A sociedade brusquense mudou nas décadas seguintes, mas é possível notar hoje que as raízes nunca foram esquecidas.
Durante a guerra, a indústria têxtil continuou ativa. Apesar de todas as dificuldades, a guerra criou oportunidade do têxtil brasileiro abastecer de tecidos a América Latina, a Europa e a África, graças ao fato de Estados Unidos e Inglaterra, grandes países exportadores têxteis, estarem envolvidos no conflito.
As famílias do alto escalão das fábricas, gerentes e diretores, começam a ter mais dinheiro. Surgem, então, os novos clubes, restaurantes e cafés, destinados à convivência dessas famílias, que têm um poder aquisitivo melhor do que a classe operária. ‘Carlinhos Bar’ e ‘Café Pigalli’ se tornam referência no centro da cidade.

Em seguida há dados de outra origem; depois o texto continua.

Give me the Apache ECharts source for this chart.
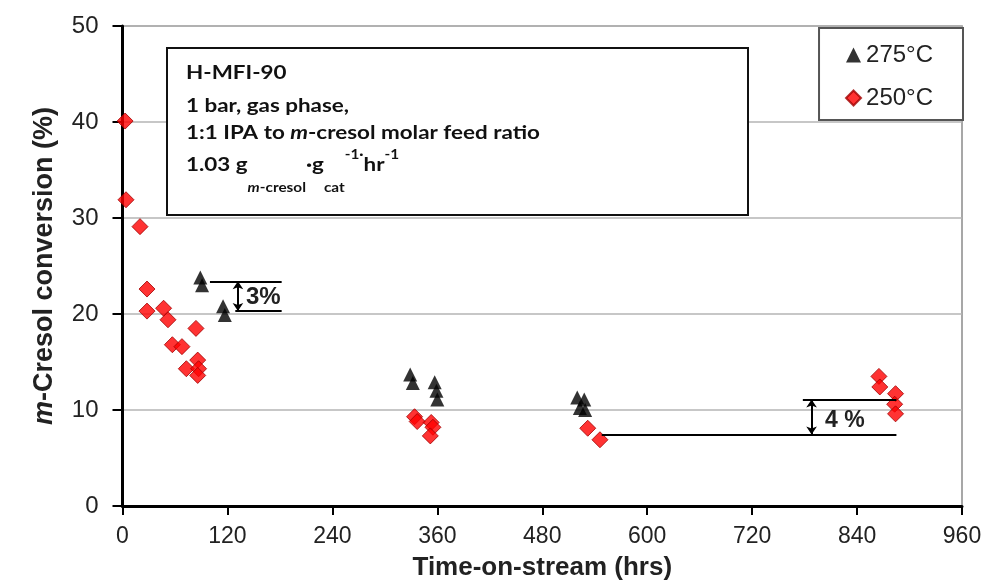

“É um fenômeno social das sociedades industriais. Perde-se o medo que se tinha da guerra, e se ganha um grau de liberdade. As atividades sociais retornam, os clubes voltam a ter bailes, como o ‘Clube 1020’, em Águas Claras. Já no início dos anos 50 surgem as novas lojas, a Casa do Rádio, Lojas Krieger, Hermes Macedo, Pernambucanas e a Loja Renaux”.
Os diários abrem uma página para os destaques da coluna social. Surgem os primeiros carros, as Aero Willys dos empresários, e as férias de verão à beira-mar de Cabeçudas e Balneário Camboriú. A sociedade industrial contempla pessoas de recursos que exigem novos hábitos de vida, tal como a criação de uma rádio, a Rádio Araguaia e o jornal O Município, que ainda hoje fazem história.
Lauth lembra também da contribuição do industrial Guilherme Renaux na fundação da Federação das Indústrias de Santa Catarina (Fiesc) , se consolidando como uma grande liderança estadual.
É de Renaux a iniciativa de sediar um núcleo de Aprendizagem Industrial para atender a legislação trabalhista que, em poucos anos, alcança a criação do Lafite, como maior laboratório têxtil brasileiro, já em 1972.
“Esta é uma fase interessante na história da cidade, pois perdemos a língua de origem, mas ganhamos esse grau de liberdade social, que dá conforto e alívio após todo um período de medo. Pela primeira vez, Brusque se torna uma cidade de gente rica”.